Built on the theme of national struggle, the legend revolves around man’s conflicting attitudes to life and death. Baghi, as she is lovingly called, instils emotions of patriotism, nationalism and love for the land in her brother. She advises him not to fear death, for to die with honour and dignity is better than to live a life of falsehood and disgrace.
In this sense, the character of Baghi is influenced by Bhitai’s heroines, who carry the strength of feminist power forward. According to Janjhi, she is a true reflection of women’s empowerment in early Sindhi society.
Chholi, meanwhile, is young, adventurous, dynamic, ambitious and survives solely through her wits. She is perhaps the story’s most intriguing character, as she is painted neither totally black, nor completely white, and is thus very human in her weaknesses and in her strengths.
Janjhi says: “The character of Chholi reflects wisdom and inspiration.” Representing the oppressed of the land as well as the vast openness of Sindhi culture and heritage, Chholi is symbolic of the Sufi search for truth and freedom. She has a true zest for life and no greed for power. She moulds clay into poetry, sings to Dodo about the immortality of life and says, “Oh Dodo, break the thunders of fear!”
The second half of the book is Janjhi’s tribute to Ayaz’s greatness, containing chapters that deal with other aspects of his poetry. The book’s final section comprises the complete original text of the opera.
Janjhi’s book is undoubtedly an important and relevant document that calls out to be read. As a performing artist, it certainly makes me want to produce and perform Ayaz’s opera and bring it to larger audiences.

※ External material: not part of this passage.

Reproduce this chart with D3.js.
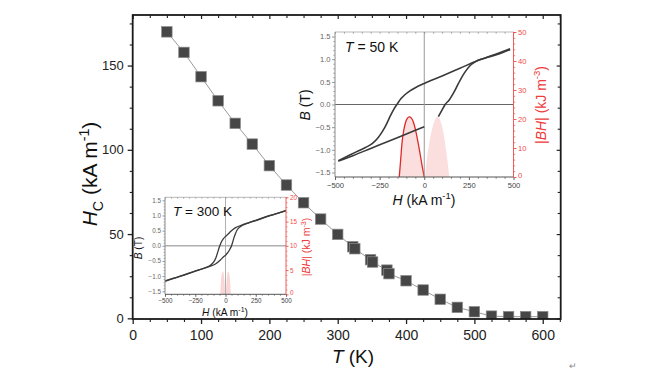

I do wish, though, that the English translations had been looked at a little bit more carefully and were not so literal. Even so, throughout the book one is constantly touched by Janjhi’s love and admiration for Shaikh Ayaz, whose contribution to Sindh’s great literary heritage is enormous.
The author should also be thanked for providing interesting information on the historical background of the genre of opera and the glossary that explains many technical terms about which lay readers may not have much knowledge.
The reviewer is a performing artist and cultural activist.